Why is running a VFD with no load connected bad? First I've heard this...


----------



## micromind (Aug 11, 2007)

I've tested tons of VFDs with no load connected. Never had any sort of problem. 

Now it the VFD is operating no-load and a motor load is suddenly added (like closing a disconnect switch), bad things will happen.......


----------



## JRaef (Mar 23, 2009)

In what's called "V/Hz mode", a VFD doesn't technically even know if the motor is connected or not, other than it will be monitoring current for the purposes of OL protection, so it will think "_Hey, no OL going on here!_ _Proceed as commanded_.".

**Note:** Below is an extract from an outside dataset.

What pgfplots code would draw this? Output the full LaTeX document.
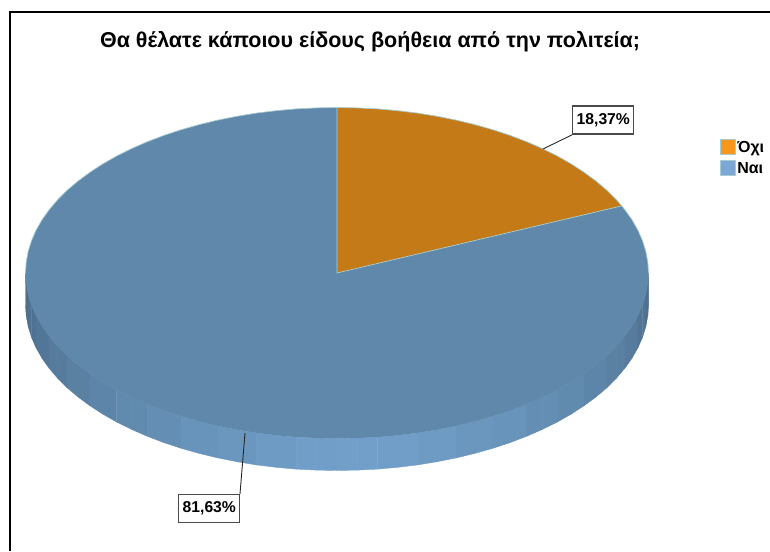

But now with Sensorless Vector Control, the VFD is looking for a current feedback from the motor, it uses that to determine the proper vector calcs. So no current, nothing to calculate from and the drive will trip on "Load Loss". On the PF700s, V/Hz mode was a true V/Hz mode, no feedback at all, so as long as you are using it in V/Hz, it's going to be fine with not having a load connected. If you are using it in SVC mode or Flux Vector Control mode (i.e. encoder feedback), it will not run; no more than a few seconds in SVC, about 1 second in FVC before it trips. Newer generations of VFDs, like the PF750, still use the current feedback loop for better motor performance even if in V/Hz mode, so they will trip off too now.


----------